A brief history of the impact of guitar pedals
Since the advent of rock music, guitar players have always sought to alter the sound of their instruments. Today, any live performing guitarist has a swathe of effects pedals at their feet, from delay to reverb to distortion. Still, perhaps some of the ability to play the damn thing has been replaced by a reliance on pedals, but that’s a point of discussion for another day.
The initial interest in altering the standard clean tone of a guitar came back in the 1950s when several guitarists stumbled upon a distorted tone seemingly by accident. Gone was the clean jangle of the six-string, replaced by a dirty and raucous sound that came from beyond the instrument’s original expectations.
Some have said that Johnny Burnett’s Rock and Roll trio created the world’s first deliberately distorted guitar tone. Link Wray later claimed to have generated the distinctive voicing of his guitar by piercing a hole in his amplifier’s speaker.
Guitar manufacturers wanted to capitalise on this new sound that was gaining traction in guitarist circles. Glen Snoddy set about inventing a box that could be triggered to produce a distorted tone. The box came to be known as the Maestro Fuzz-Tone and was eventually sold by Gibson.
“It’s mellow. It’s raucous. It’s tender. It’s raw. It’s the Maestro Fuzz-Tone,” read the advert for the box. Eventually, the distorted tone was catapulted into fame when Keith Richards used the Maestro Fuzz-Tone on the Rolling Stones’ track ‘Satisfaction’. The song went to the top of the charts, and his delicious creamy fuzz tone went deep into future guitarists’ hearts.
Another iconic guitar pedal was being made around the same time, although this time, it was come across seemingly by accident. Brad Plunkett was tasked with finding a way to produce amplifiers cheaply whilst retaining quality. When Plunkett was replacing a mid-boost toggle, he noticed that turning it created an interesting change in pitch.
He took the mechanism, placed it in an older Vox volume pedal, put in a 9-volt battery and put it to the test. When Plunkett raised his foot up and down on the pedal whilst playing, the guitar’s frequencies fluctuated and created a ‘wah’ sound. The wah-wah pedal was born, and Dunlop released the Cry Baby pedal in 1966.

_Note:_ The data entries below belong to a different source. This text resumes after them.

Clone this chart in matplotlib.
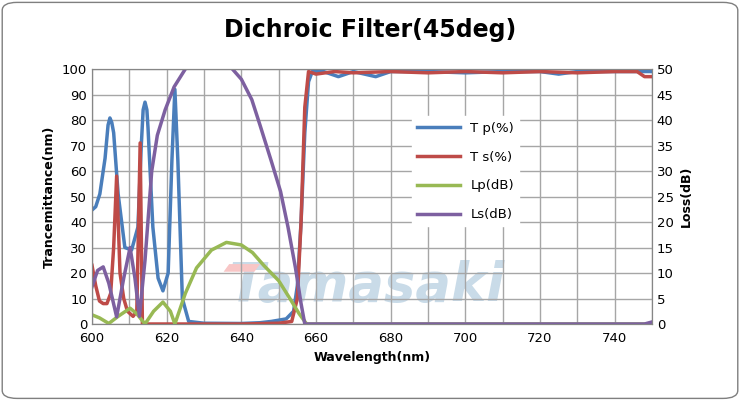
import numpy as np
import matplotlib
matplotlib.use("Agg")
import matplotlib.pyplot as plt
from matplotlib.patches import FancyBboxPatch, Polygon

tp_x = [600,601,602.1,603.5,604.3,604.8,605.3,605.8,607,608.8,610.6,612.3,613.2,613.7,614.2,614.7,615,616.3,617.7,619,620.4,621.4,622.2,623,624.2,625.9,630,640,645,648,652,654,655,656,657,658,659,662,666,670,676,680,690,700,710,720,725,730,740,745,750]
tp_y = [44.7,46,51,65,78,80.8,79,75,51,30,29,38,70,84,87,84,77,38,18,13,20,64,92,64,10,1,0.3,0.2,0.5,1,2,5,15,40,75,95,99,99,97,99,97,99,99,98.5,99,99,98,99,99,99,99]
ts_x = [600,601,602,603,604,605,605.8,606.6,607.5,608.5,609.5,611,612,612.9,613.5,615,640,650,653.5,655,656,657,658,660,665,670,680,690,700,710,720,730,740,746,748,750]
ts_y = [23,15,9,8,8,12,30,58,20,10,5,3,5,71,0,0,0,0.3,1,10,40,85,99,98,99,98.5,99,98.5,99,98.5,99,98.5,99,99,97,97]
lp_x = [600,602,604.5,607,610.2,612,614.2,616.5,619,621,622.2,625,628,632,636,640,643,646,650,653,655.5,657.5,660,750]
lp_y = [1.8,1.2,0.1,1.5,3.1,2,0,2.5,4.3,2.5,0,6,11,14.5,16,15.5,14,11.5,8.5,5,2,0,0,0]
ls_x = [600,601.5,603,604.5,606.6,608.5,610.2,611.5,612.7,614.2,616,617.5,619.6,622,625,628,632,636.4,640,642.8,645,648,650.5,652.5,654.5,656,657,660,748,750]
ls_y = [7.3,10.5,11.2,8,1.4,9,15,9,1.5,12.5,30,37,42,46.5,50,52,53,51,48,44,39,32,26,19,11,4,0,0,0,0.4]

fig = plt.figure(figsize=(7.4, 4.0), dpi=100)
box = FancyBboxPatch((0.003, 0.004), 0.994, 0.99, boxstyle="round,pad=0,rounding_size=0.02",
                     transform=fig.transFigure, fc="white", ec="#7f7f7f", lw=1, zorder=-10)
fig.patches.append(box)
ax = fig.add_axes([92/740, 1-324/400, 560/740, 255/400])
ax.patch.set_visible(False)
ax2 = ax.twinx()
ax2.patch.set_visible(False)

ax.text(0.49, 0.15, "Tamasaki", transform=ax.transAxes, fontsize=38, fontstyle="italic",
        fontweight="bold", color="#c9dbe8", ha="center", va="center", zorder=0, family="DejaVu Sans")
ax.add_patch(Polygon([[0.245, 0.235], [0.30, 0.235], [0.29, 0.205], [0.235, 0.205]], closed=True,
                     transform=ax.transAxes, fc="#f8c6c6", ec="none", zorder=0))

ax.plot(tp_x, tp_y, color="#4a7ebb", lw=2.5, label="T p(%)", zorder=3)
ax.plot(ts_x, ts_y, color="#be4b48", lw=2.5, label="T s(%)", zorder=3)
l3, = ax2.plot(lp_x, lp_y, color="#98b954", lw=2.5, label="Lp(dB)")
l4, = ax2.plot(ls_x, ls_y, color="#7d60a0", lw=2.5, label="Ls(dB)")

ax.set_xlim(600, 750); ax.set_ylim(0, 100); ax2.set_ylim(0, 50)
ax.set_xticks(range(600, 751, 20)); ax.set_xticks(range(600, 751, 10), minor=True)
ax.set_yticks(range(0, 101, 10)); ax2.set_yticks(range(0, 51, 5))
ax.grid(True, which="both", color="#a6a6a6", lw=1)
ax.tick_params(which="both", length=0, labelsize=9.5)
ax.tick_params(axis="x", pad=6)
ax2.tick_params(length=0, labelsize=9.5)
for s in list(ax.spines.values()) + list(ax2.spines.values()):
    s.set_color("#868686")
ax.set_xlabel("Wavelength(nm)", fontsize=9, fontweight="bold")
ax.set_ylabel("Trancemittance(nm)", fontsize=9, fontweight="bold")
ax2.set_ylabel("Loss(dB)", fontsize=9, fontweight="bold")
fig.suptitle("Dichroic Filter(45deg)", fontsize=17, fontweight="bold", y=0.955)

h1, lb1 = ax.get_legend_handles_labels()
leg = ax2.legend(h1 + [l3, l4], lb1 + ["Lp(dB)", "Ls(dB)"], loc="upper left",
                 bbox_to_anchor=(0.56, 0.84), frameon=True, fontsize=9.5, labelspacing=1.2,
                 handlelength=3.2, edgecolor="white", framealpha=1)
fig.savefig("out.png", dpi=100)
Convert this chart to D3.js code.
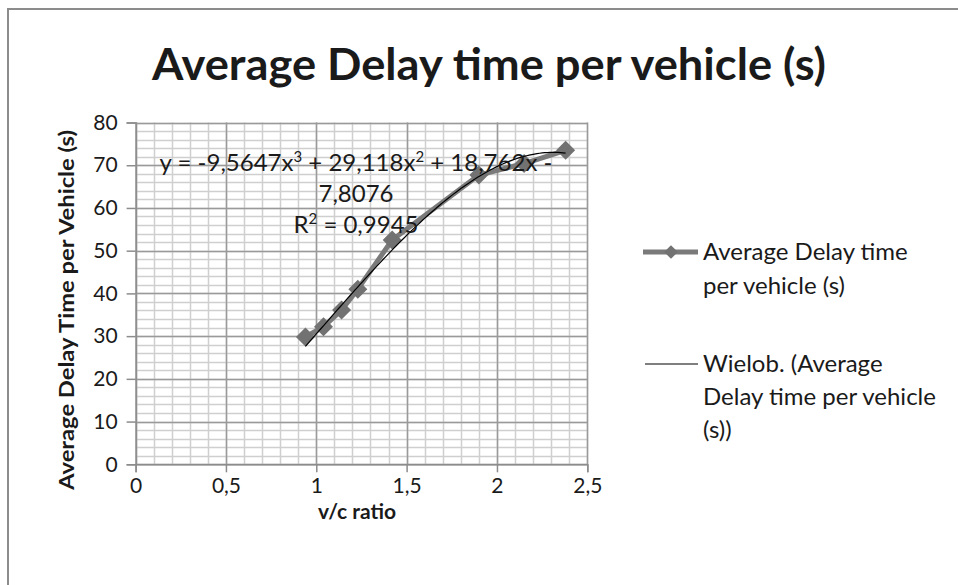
<!DOCTYPE html>
<html>
<head>
<meta charset="utf-8">
<script src="https://d3js.org/d3.v7.min.js"></script>
<style>
body { margin: 0; background: #fff; }
svg { display: block; }
text { font-family: Lato, "Open Sans", sans-serif; fill: #1a1a1a; }
</style>
</head>
<body>
<div id="chart"></div>
<script>
// v/c ratio vs average delay
var vcRatio = [0.94, 1.04, 1.14, 1.23, 1.42, 1.90, 2.15, 2.38];
var avgDelay = [29.8, 32.2, 36.1, 41.0, 52.5, 67.7, 70.4, 73.5];

// polynomial trendline coefficients as printed on the chart (x^3, x^2, x, 1)
var trendCoef = [-9.5647, 29.118, 18.762, -7.8076];
// label pieces: [text, superscript?]
var trendLines = [
	[["y = -9,5647x", 0], ["3", 1], [" + 29,118x", 0], ["2", 1], [" + 18,762x -", 0]],
	[["7,8076", 0]],
	[["R", 0], ["2", 1], [" = 0,9945", 0]]
];

var xTicks = [0, 0.5, 1, 1.5, 2, 2.5];
var yTicks = [0, 10, 20, 30, 40, 50, 60, 70, 80];

var titleText = "Average Delay time per vehicle (s)";
var xTitle = "v/c ratio";
var yTitle = "Average Delay Time per Vehicle (s)";
var legendSeries = ["Average Delay time", "per vehicle (s)"];
var legendTrend = ["Wielob. (Average", "Delay time per vehicle", "(s))"];

var width = 958;
var height = 585;

var svg = d3.select("#chart")
	.append("svg")
	.attr("width", width)
	.attr("height", height);

// chart area border (only top + left visible in the original)
svg.append("rect")
	.attr("x", 8)
	.attr("y", 9)
	.attr("width", 980)
	.attr("height", 620)
	.attr("fill", "none")
	.attr("stroke", "#8c8c8c")
	.attr("stroke-width", 2);

var x = d3.scaleLinear().domain([0, 2.5]).range([135.6, 587.3]);
var y = d3.scaleLinear().domain([0, 80]).range([464.3, 122.5]);

var fmt = function(d) { return String(d).replace(".", ","); };

// minor grid
var gGrid = svg.append("g");
gGrid.selectAll("line.vminor")
	.data(d3.range(0, 26).map(function(i) { return i / 10; }))
	.enter().append("line")
	.attr("x1", function(d) { return Math.round(x(d)) + 0.5; })
	.attr("x2", function(d) { return Math.round(x(d)) + 0.5; })
	.attr("y1", y(80))
	.attr("y2", y(0))
	.attr("stroke", "#cfcfcf")
	.attr("stroke-width", 1.5);
gGrid.selectAll("line.hminor")
	.data(d3.range(0, 41).map(function(i) { return i * 2; }))
	.enter().append("line")
	.attr("x1", x(0))
	.attr("x2", x(2.5))
	.attr("y1", function(d) { return Math.round(y(d)) + 0.5; })
	.attr("y2", function(d) { return Math.round(y(d)) + 0.5; })
	.attr("stroke", "#cfcfcf")
	.attr("stroke-width", 1.5);

// major grid
gGrid.selectAll("line.vmajor")
	.data(xTicks)
	.enter().append("line")
	.attr("x1", function(d) { return Math.round(x(d)) + 0.5; })
	.attr("x2", function(d) { return Math.round(x(d)) + 0.5; })
	.attr("y1", y(80))
	.attr("y2", y(0))
	.attr("stroke", "#9a9a9a")
	.attr("stroke-width", 1.5);
gGrid.selectAll("line.hmajor")
	.data(yTicks)
	.enter().append("line")
	.attr("x1", x(0))
	.attr("x2", x(2.5))
	.attr("y1", function(d) { return Math.round(y(d)) + 0.5; })
	.attr("y2", function(d) { return Math.round(y(d)) + 0.5; })
	.attr("stroke", "#9a9a9a")
	.attr("stroke-width", 1.5);

// axes
var xAxis = d3.axisBottom(x).tickValues(xTicks).tickFormat(fmt).tickSize(8).tickPadding(6);
var yAxis = d3.axisLeft(y).tickValues(yTicks).tickFormat(fmt).tickSize(9).tickPadding(9);

var gx = svg.append("g").attr("transform", "translate(0," + y(0) + ")").call(xAxis);
var gy = svg.append("g").attr("transform", "translate(" + x(0) + ",0)").call(yAxis);
[gx, gy].forEach(function(g) {
	g.select(".domain").attr("stroke", "#8c8c8c").attr("stroke-width", 1.5);
	g.selectAll(".tick line").attr("stroke", "#8c8c8c").attr("stroke-width", 1.5);
	g.selectAll(".tick text")
		.attr("font-size", "21px")
		.attr("font-family", "Lato, sans-serif")
		.attr("fill", "#1a1a1a");
});

// series line + diamonds
var pts = vcRatio.map(function(v, i) { return [v, avgDelay[i]]; });
var line = d3.line().x(function(d) { return x(d[0]); }).y(function(d) { return y(d[1]); });

svg.append("path")
	.datum(pts)
	.attr("d", line)
	.attr("fill", "none")
	.attr("stroke", "#7a7a7a")
	.attr("stroke-width", 5)
	.attr("stroke-linejoin", "round");

var diamond = d3.symbol().type(d3.symbolDiamond2).size(230);
svg.selectAll("path.pt")
	.data(pts)
	.enter().append("path")
	.attr("class", "pt")
	.attr("transform", function(d) { return "translate(" + x(d[0]) + "," + y(d[1]) + ")"; })
	.attr("d", diamond)
	.attr("fill", "#727272");

// trendline over data range
var trend = function(v) {
	return trendCoef[0] * v * v * v + trendCoef[1] * v * v + trendCoef[2] * v + trendCoef[3];
};
var tx = d3.range(0, 101).map(function(i) {
	return vcRatio[0] + (vcRatio[vcRatio.length - 1] - vcRatio[0]) * i / 100;
});
svg.append("path")
	.datum(tx.map(function(v) { return [v, trend(v)]; }))
	.attr("d", line)
	.attr("fill", "none")
	.attr("stroke", "#000")
	.attr("stroke-width", 1.2);

// trend equation
var eq = svg.append("g").selectAll("text")
	.data(trendLines)
	.enter().append("text")
	.attr("x", 356)
	.attr("y", function(d, i) { return 171 + i * 31; })
	.attr("text-anchor", "middle")
	.attr("font-size", "24px");
eq.selectAll("tspan")
	.data(function(d) { return d; })
	.enter().append("tspan")
	.attr("font-size", function(d) { return d[1] ? "15px" : null; })
	.attr("dy", function(d, i, nodes) {
		if (d[1]) return -9;
		return (i > 0 && d3.select(nodes[i - 1]).datum()[1]) ? 9 : null;
	})
	.text(function(d) { return d[0]; });

// title
svg.append("text")
	.attr("x", 489)
	.attr("y", 80)
	.attr("text-anchor", "middle")
	.attr("font-size", "43px")
	.attr("font-weight", "bold")
	.attr("textLength", 674)
	.attr("lengthAdjust", "spacingAndGlyphs")
	.attr("fill", "#000")
	.text(titleText);

// axis titles
svg.append("text")
	.attr("x", 357)
	.attr("y", 519)
	.attr("text-anchor", "middle")
	.attr("font-size", "21px")
	.attr("font-weight", "bold")
	.text(xTitle);

svg.append("text")
	.attr("transform", "translate(74,310) rotate(-90)")
	.attr("text-anchor", "middle")
	.attr("font-size", "21px")
	.attr("font-weight", "bold")
	.attr("textLength", 360)
	.attr("lengthAdjust", "spacingAndGlyphs")
	.text(yTitle);

// legend
var gLeg = svg.append("g");
gLeg.append("line")
	.attr("x1", 643).attr("x2", 698)
	.attr("y1", 252).attr("y2", 252)
	.attr("stroke", "#7a7a7a")
	.attr("stroke-width", 5);
gLeg.append("path")
	.attr("transform", "translate(671,252)")
	.attr("d", d3.symbol().type(d3.symbolDiamond2).size(120))
	.attr("fill", "#727272");
gLeg.append("line")
	.attr("x1", 645).attr("x2", 698)
	.attr("y1", 364).attr("y2", 364)
	.attr("stroke", "#000")
	.attr("stroke-width", 1.2);

gLeg.selectAll("text.s")
	.data(legendSeries)
	.enter().append("text")
	.attr("x", 703)
	.attr("y", function(d, i) { return 260 + i * 34; })
	.attr("font-size", "24px")
	.text(function(d) { return d; });
gLeg.selectAll("text.t")
	.data(legendTrend)
	.enter().append("text")
	.attr("x", 703)
	.attr("y", function(d, i) { return 372 + i * 33; })
	.attr("font-size", "24px")
	.text(function(d) { return d; });
</script>
</body>
</html>
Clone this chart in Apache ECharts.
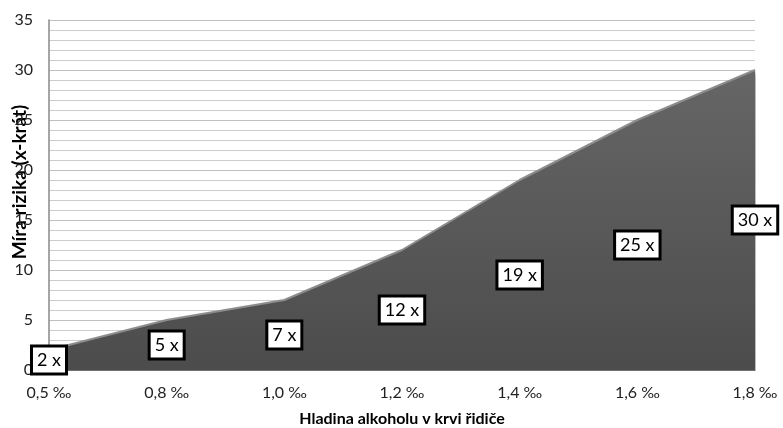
<!DOCTYPE html>
<html>
<head>
<meta charset="utf-8">
<script src="https://cdn.jsdelivr.net/npm/echarts@6/dist/echarts.min.js"></script>
<style>
html,body{margin:0;padding:0;background:#fff;}
#chart{width:783px;height:428px;}
</style>
</head>
<body>
<div id="chart"></div>
<script>
const categories = ['0,5 ‰', '0,8 ‰', '1,0 ‰', '1,2 ‰', '1,4 ‰', '1,6 ‰', '1,8 ‰'];
const riskValues = [2, 5, 7, 12, 19, 25, 30];
const xAxisName = 'Hladina alkoholu v krvi řidiče';
const yAxisName = 'Míra rizika (x-krát)';

const FONT = 'Lato, "Open Sans", sans-serif';
const chart = echarts.init(document.getElementById('chart'));
chart.setOption({
  animation: false,
  backgroundColor: '#fff',
  grid: { left: 49, right: 28, top: 20, bottom: 58, containLabel: false, outerBoundsMode: 'none' },
  xAxis: {
    type: 'category',
    data: categories,
    boundaryGap: false,
    name: xAxisName,
    nameLocation: 'middle',
    nameGap: 41,
    nameMoveOverlap: false,
    nameTextStyle: { fontFamily: FONT, fontWeight: 'bold', fontSize: 16, color: '#000' },
    axisLine: { lineStyle: { color: '#999', width: 1 } },
    axisTick: { show: false },
    axisLabel: { fontFamily: FONT, fontSize: 16, color: '#222', margin: 15 },
    splitLine: { show: false }
  },
  yAxis: {
    type: 'value',
    min: 0, max: 35, interval: 5,
    name: yAxisName,
    nameLocation: 'middle',
    nameGap: 20,
    nameMoveOverlap: false,
    nameTextStyle: { fontFamily: FONT, fontWeight: 'bold', fontSize: 19, color: '#000', padding: [0, 0, 0, 26] },
    axisLine: { show: true, lineStyle: { color: '#888', width: 1.5 } },
    axisTick: { show: false },
    axisLabel: { fontFamily: FONT, fontSize: 16, color: '#222', margin: 16 },
    splitLine: { show: true, lineStyle: { color: '#c0c0c0', width: 1 } },
    minorTick: { show: false, splitNumber: 5 },
    minorSplitLine: { show: true, lineStyle: { color: '#cdcdcd', width: 1 } }
  },
  series: [
    {
      type: 'line',
      data: riskValues,
      symbol: 'none',
      z: 2,
      lineStyle: { color: '#8c8c8c', width: 2 },
      areaStyle: {
        opacity: 1,
        color: new echarts.graphic.LinearGradient(0, 0, 0, 1, [
          { offset: 0, color: '#666666' },
          { offset: 1, color: '#4c4c4c' }
        ]),
        shadowColor: 'rgba(0,0,0,0.35)',
        shadowBlur: 4,
        shadowOffsetX: 2,
        shadowOffsetY: 2
      }
    },
    {
      type: 'scatter',
      data: riskValues.map(v => v / 2),
      symbolSize: 0,
      z: 5,
      silent: true,
      itemStyle: { opacity: 1 },
      label: {
        show: true,
        position: 'inside',
        opacity: 1,
        formatter: p => riskValues[p.dataIndex] + ' x',
        fontFamily: FONT,
        fontSize: 18,
        color: '#000',
        backgroundColor: '#ffffff',
        borderColor: '#000',
        borderWidth: 3,
        padding: [4, 4, 3, 4]
      }
    }
  ]
});
</script>
</body>
</html>
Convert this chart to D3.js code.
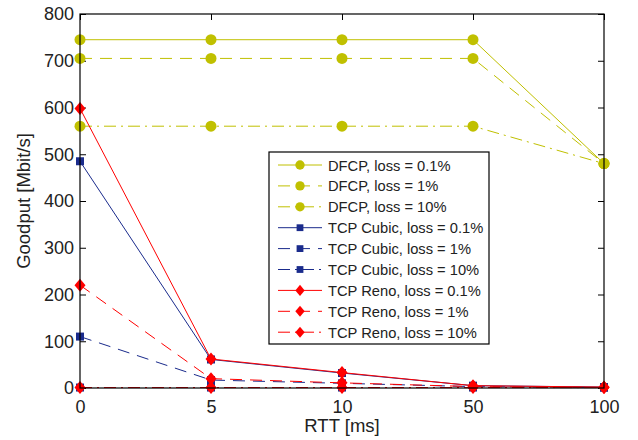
<!DOCTYPE html>
<html>
<head>
<meta charset="utf-8">
<script src="https://cdn.jsdelivr.net/npm/d3@7"></script>
<style>
body { margin: 0; background: #fff; }
text { font-family: "Liberation Sans", Arial, sans-serif; fill: #222; }
</style>
</head>
<body>
<svg id="chart" width="638" height="440"></svg>
<script>
// x categories (RTT in ms)
const rtt = ["0", "5", "10", "50", "100"];
const yTicks = [0, 100, 200, 300, 400, 500, 600, 700, 800];

// goodput values in Mbit/s
const dfcp01 = [745, 745, 745, 745, 480];
const dfcp1 = [705, 705, 705, 705, 480];
const dfcp10 = [560, 560, 560, 560, 480];
const cubic01 = [485, 61, 32, 5, 2];
const cubic1 = [110, 17, 10, 3, 1];
const cubic10 = [1, 1, 1, 1, 1];
const reno01 = [598, 62, 33, 5, 2];
const reno1 = [220, 20, 11, 3, 1];
const reno10 = [1, 1, 1, 1, 1];

const olive = "#c0c000", navy = "#1a2b8c", red = "#ff0000";

const series = [
    {name: "DFCP, loss = 0.1%", values: dfcp01, color: olive, dash: null, marker: "circle"},
    {name: "DFCP, loss = 1%", values: dfcp1, color: olive, dash: "12,8", marker: "circle"},
    {name: "DFCP, loss = 10%", values: dfcp10, color: olive, dash: "12,5,2,5", marker: "circle"},
    {name: "TCP Cubic, loss = 0.1%", values: cubic01, color: navy, dash: null, marker: "square"},
    {name: "TCP Cubic, loss = 1%", values: cubic1, color: navy, dash: "12,8", marker: "square"},
    {name: "TCP Cubic, loss = 10%", values: cubic10, color: navy, dash: "12,5,2,5", marker: "square"},
    {name: "TCP Reno, loss = 0.1%", values: reno01, color: red, dash: null, marker: "diamond"},
    {name: "TCP Reno, loss = 1%", values: reno1, color: red, dash: "12,8", marker: "diamond"},
    {name: "TCP Reno, loss = 10%", values: reno10, color: red, dash: "12,5,2,5", marker: "diamond"}
];

const margin = {left: 80, top: 14, right: 34, bottom: 52};
const width = 638 - margin.left - margin.right;
const height = 440 - margin.top - margin.bottom;

const svg = d3.select("#chart");
const g = svg.append("g").attr("transform", `translate(${margin.left},${margin.top})`);

const x = d3.scalePoint().domain(rtt).range([0, width]);
const y = d3.scaleLinear().domain([0, 800]).range([height, 0]);

function drawMarker(sel, type, color) {
    if (type == "circle") {
        sel.append("circle").attr("r", 5.5).attr("fill", color);
    } else if (type == "square") {
        sel.append("rect").attr("x", -4).attr("y", -4).attr("width", 8).attr("height", 8).attr("fill", color);
    } else {
        sel.append("path").attr("d", "M0,-6.5L5.5,0L0,6.5L-5.5,0Z").attr("fill", color);
    }
}

// axes with inward ticks
g.append("g")
    .attr("transform", `translate(0,${height})`)
    .call(d3.axisBottom(x).tickSize(-6).tickPadding(12))
    .call(a => a.select(".domain").remove());
g.append("g")
    .call(d3.axisTop(x).tickSize(-6).tickFormat(""))
    .call(a => a.select(".domain").remove());
g.append("g")
    .call(d3.axisLeft(y).tickValues(yTicks).tickSize(-6).tickPadding(6))
    .call(a => a.select(".domain").remove());
g.append("g")
    .attr("transform", `translate(${width},0)`)
    .call(d3.axisRight(y).tickValues(yTicks).tickSize(-6).tickFormat(""))
    .call(a => a.select(".domain").remove());

g.selectAll(".tick text").attr("font-size", 18).attr("font-family", "Liberation Sans, Arial, sans-serif").attr("fill", "#222");
g.selectAll(".tick line").attr("stroke", "#000");

const line = d3.line().x((d, i) => x(rtt[i])).y(d => y(d));

series.forEach(s => {
    g.append("path")
        .attr("d", line(s.values))
        .attr("fill", "none")
        .attr("stroke", s.color)
        .attr("stroke-width", 1)
        .attr("stroke-dasharray", s.dash);
    s.values.forEach((v, i) => {
        const m = g.append("g").attr("transform", `translate(${x(rtt[i])},${y(v)})`);
        drawMarker(m, s.marker, s.color);
    });
});

// plot box
g.append("rect").attr("width", width).attr("height", height)
    .attr("fill", "none").attr("stroke", "#000").attr("stroke-width", 1.2);

// axis labels
svg.append("text").attr("x", margin.left + width / 2).attr("y", 432)
    .attr("text-anchor", "middle").attr("font-size", 18.5).text("RTT [ms]");
svg.append("text").attr("transform", `translate(30,${margin.top + height / 2}) rotate(-90)`)
    .attr("text-anchor", "middle").attr("font-size", 18.5).text("Goodput [Mbit/s]");

// legend
const lg = svg.append("g").attr("transform", "translate(269,152)");
lg.append("rect").attr("width", 220).attr("height", 192)
    .attr("fill", "#fff").attr("stroke", "#000").attr("stroke-width", 1.2);
series.forEach((s, i) => {
    const row = lg.append("g").attr("transform", `translate(0,${13 + i * 20.9})`);
    row.append("line").attr("x1", 9).attr("x2", 53).attr("y1", 0).attr("y2", 0)
        .attr("stroke", s.color).attr("stroke-width", 1).attr("stroke-dasharray", s.dash);
    const m = row.append("g").attr("transform", "translate(31,0)");
    drawMarker(m, s.marker, s.color);
    m.selectAll("*").attr("transform", "scale(0.85)");
    row.append("text").attr("x", 59).attr("y", 5.5).attr("font-size", 14.7).text(s.name);
});
</script>
</body>
</html>
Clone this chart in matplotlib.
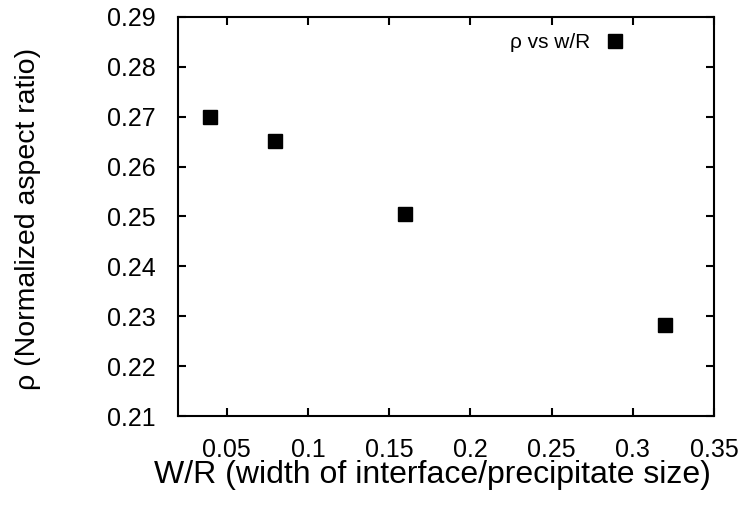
import matplotlib.pyplot as plt

# datos
w_R = [0.04, 0.08, 0.16, 0.32]
rho = [0.2700, 0.2652, 0.2505, 0.2283]
x_ticks = [0.05, 0.1, 0.15, 0.2, 0.25, 0.3, 0.35]
y_ticks = [0.21, 0.22, 0.23, 0.24, 0.25, 0.26, 0.27, 0.28, 0.29]

plt.rcParams['font.family'] = ['Liberation Sans', 'DejaVu Sans']

fig = plt.figure(figsize=(7.47, 5.18), dpi=100)
ax = fig.add_axes([0.2383, 0.1969, 0.7175, 0.7703])

ax.plot(w_R, rho, 's', color='black', markersize=10, label='ρ vs w/R')

ax.set_xlim(0.02, 0.35)
ax.set_ylim(0.21, 0.29)
ax.set_xticks(x_ticks)
ax.set_xticklabels([str(t) for t in x_ticks])
ax.set_yticks(y_ticks)
ax.set_yticklabels(['%.2f' % t for t in y_ticks])

ax.tick_params(direction='in', length=6, width=1.5, labelsize=18, pad=16,
               top=True, right=True)
for s in ax.spines.values():
    s.set_linewidth(1.5)

ax.set_xlabel('W/R (width of interface/precipitate size)', fontsize=23, va='center')
ax.set_ylabel('ρ (Normalized aspect ratio)', fontsize=20.5, va='center')
ax.xaxis.set_label_coords(0.474, -0.148)
ax.yaxis.set_label_coords(-0.28, 0.494)

leg = ax.legend(loc='upper right', frameon=False, fontsize=15, markerfirst=False,
                handlelength=1.0, handletextpad=0.7, borderaxespad=0,
                bbox_to_anchor=(0.85, 0.98))

fig.savefig('out.png', dpi=100)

The decade after saw a swathe of effect pedals coming out of the new Roland BOSS subsidiary, including the DS-1 distortion pedal in 1977. A year before the DS-1’s release, Electro-Harmonix had finalised their hopes for a delay unit housed within a stompbox. The Memory Man delay pedal was released to the public and changed the course of guitar playing forever.
Guitarist of Wilco, Nels Cline, explained the allure of playing with guitar pedals. He said (via NPR): “I started dabbling with an electric guitar at age 11 or 12, and the first thing I wanted to do was play with fuzz to get away from the inherent sound of the guitar. To transform it, but also go back to it when I wanted to just by pushing down on a button on the floor.”
Cline added: “I started thinking about effects pedals as being like a palette with different colours — using delay, volume pedal, sometimes distortion but not a lot, just to sound like many different guitarists and different kinds of voices within the music.” That’s exactly why effects pedals are necessary for the arsenal of guitarists worldwide and across genres.